TASK DESCRIPTION: Retype exactly the lines from the first one through the line with "plt.rcParams['font.stretch'] = 'condensed'", including both ends; skip any pictures.

DATASET SECTION:

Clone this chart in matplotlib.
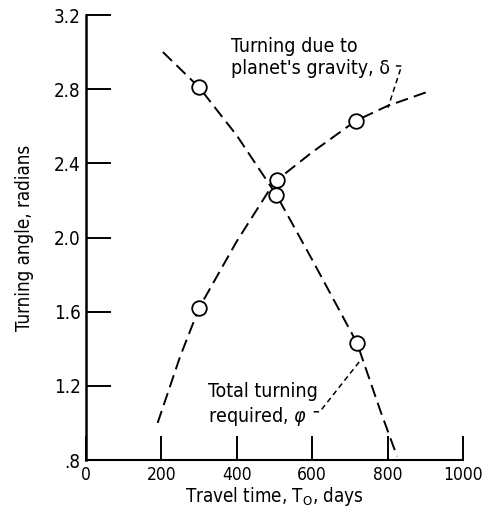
import matplotlib
matplotlib.use("Agg")
import matplotlib.pyplot as plt

plt.rcParams['font.family'] = ['DejaVu Sans']
plt.rcParams['font.stretch'] = 'condensed'

# Curve data
delta_x = [190, 250, 300, 400, 500, 600, 716, 800, 912]
delta_y = [1.00, 1.36, 1.62, 1.98, 2.30, 2.46, 2.63, 2.71, 2.79]
delta_pts_x = [300, 507, 716]
delta_pts_y = [1.62, 2.31, 2.63]

phi_x = [204, 300, 400, 505, 600, 719, 780, 825]
phi_y = [3.00, 2.81, 2.55, 2.23, 1.88, 1.43, 1.07, 0.82]
phi_pts_x = [300, 505, 719]
phi_pts_y = [2.81, 2.23, 1.43]

xticks = [0, 200, 400, 600, 800, 1000]
xticklabels = ['0', '200', '400', '600', '800', '1000']
yticks = [0.8, 1.2, 1.6, 2.0, 2.4, 2.8, 3.2]
yticklabels = ['.8', '1.2', '1.6', '2.0', '2.4', '2.8', '3.2']

fig = plt.figure(figsize=(4.85, 5.15), dpi=100)
ax = fig.add_axes([86/485, 1 - 460/515, (463 - 86)/485, (460 - 15)/515])

dash = (0, (6.5, 3.2))
ax.plot(delta_x, delta_y, color='black', lw=1.4, linestyle=dash, clip_on=False)
ax.plot(phi_x, phi_y, color='black', lw=1.4, linestyle=dash, clip_on=False)
ax.plot(delta_pts_x, delta_pts_y, 'o', ms=10.5, mfc='white', mec='black', mew=1.3, zorder=5)
ax.plot(phi_pts_x, phi_pts_y, 'o', ms=10.5, mfc='white', mec='black', mew=1.3, zorder=5)

# Leader lines
leader = (0, (3.5, 2.5))
ax.plot([822, 837, 801], [2.925, 2.925, 2.70], color='black', lw=1.1, linestyle=leader)
ax.plot([604, 620, 729], [1.06, 1.06, 1.34], color='black', lw=1.1, linestyle=leader)

ax.text(385, 3.08, "Turning due to\nplanet's gravity, δ", fontsize=14,
        ha='left', va='top', linespacing=1.2)
ax.text(324, 1.22, "Total turning\nrequired, $\\varphi$", fontsize=14,
        ha='left', va='top', linespacing=1.2)

ax.set_xlim(0, 1000)
ax.set_ylim(0.8, 3.2)
ax.set_xticks(xticks)
ax.set_xticklabels(xticklabels)
ax.set_yticks(yticks)
ax.set_yticklabels(yticklabels)
ax.tick_params(axis='both', direction='in', labelsize=12.5, width=1.4, color='black')
ax.tick_params(axis='y', length=18, pad=4, labelsize=13.5)
ax.tick_params(axis='x', length=17, pad=4)

ax.spines['top'].set_visible(False)
ax.spines['right'].set_visible(False)
ax.spines['left'].set_linewidth(1.8)
ax.spines['bottom'].set_linewidth(1.5)

ax.set_xlabel("Travel time, $\\mathrm{T_O}$, days", fontsize=13.5, labelpad=1)
ax.set_ylabel("Turning angle, radians", fontsize=13.5, labelpad=14)

fig.savefig("out.png", dpi=100)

WRITTEN SOLUTION:
Clone this chart in matplotlib.
import matplotlib
matplotlib.use("Agg")
import matplotlib.pyplot as plt

plt.rcParams['font.family'] = ['DejaVu Sans']
plt.rcParams['font.stretch'] = 'condensed'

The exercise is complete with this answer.